**Task brief:**
Return the lines below that carry the word "matplotlib".

--- Start of Supplied data ---

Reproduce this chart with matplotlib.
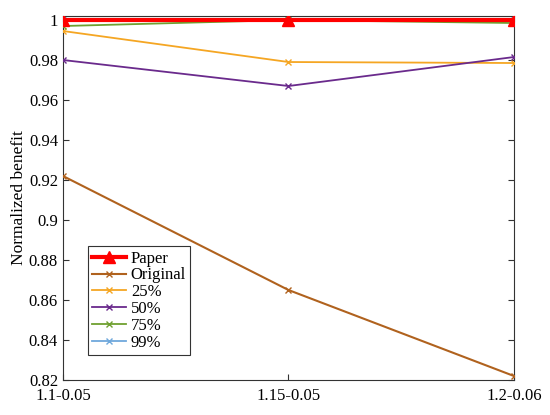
import matplotlib
matplotlib.use("Agg")
import matplotlib.pyplot as plt
from matplotlib.ticker import FuncFormatter

plt.rcParams['font.family'] = ['Liberation Serif', 'DejaVu Serif']

categories = ['1.1-0.05', '1.15-0.05', '1.2-0.06']
paper = [1.0, 1.0, 1.0]
original = [0.922, 0.865, 0.822]
p25 = [0.9945, 0.979, 0.9785]
p50 = [0.980, 0.967, 0.9815]
p75 = [0.997, 1.0, 0.9985]
p99 = [1.0, 1.0, 1.0]
yticks = [0.82, 0.84, 0.86, 0.88, 0.9, 0.92, 0.94, 0.96, 0.98, 1.0]

fig = plt.figure(figsize=(5.5, 4.15), dpi=100)
ax = fig.add_axes([0.1145, 0.0843, 0.82, 0.8771])
x = list(range(len(categories)))

ax.plot(x, original, color='#B0621E', marker='x', ms=5, lw=1.5, label='Original', zorder=3)
ax.plot(x, p25, color='#F5A623', marker='x', ms=5, lw=1.3, label='25%', zorder=3)
ax.plot(x, p50, color='#6A2A8C', marker='x', ms=5, lw=1.3, label='50%', zorder=3)
ax.plot(x, p75, color='#6FA030', marker='x', ms=5, lw=1.3, label='75%', zorder=3)
ax.plot(x, p99, color='#6FA8DC', marker='x', ms=5, lw=1.3, label='99%', zorder=2)
ax.plot(x, paper, color='#FF0000', marker='^', ms=8, lw=3, label='Paper', zorder=4)

ax.set_xlim(0, 2)
ax.set_ylim(0.82, 1.002)
ax.set_xticks(x)
ax.set_xticklabels(categories)
ax.set_yticks(yticks)
ax.yaxis.set_major_formatter(FuncFormatter(lambda v, p: '%g' % round(v, 2)))
ax.tick_params(direction='in', top=True, right=True, labelsize=12, length=4, color='#333333')
ax.tick_params(axis='x', pad=6)
for s in ax.spines.values():
    s.set_color('#333333')
    s.set_linewidth(0.8)
ax.set_ylabel('Normalized benefit', fontsize=12.5, labelpad=1)

h, l = ax.get_legend_handles_labels()
order = [5, 0, 1, 2, 3, 4]
leg = ax.legend([h[i] for i in order], [l[i] for i in order], loc='lower left',
                bbox_to_anchor=(0.045, 0.055), fontsize=12, fancybox=False,
                edgecolor='#333333', framealpha=1, handlelength=2.0,
                borderpad=0.25, labelspacing=0.05, handletextpad=0.3,
                borderaxespad=0.3)
leg.get_frame().set_linewidth(0.8)

fig.savefig('out.png', dpi=100)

--- End of Supplied data ---

**Solution to this task:**
Reproduce this chart with matplotlib.
import matplotlib
matplotlib.use("Agg")
import matplotlib.pyplot as plt
from matplotlib.ticker import FuncFormatter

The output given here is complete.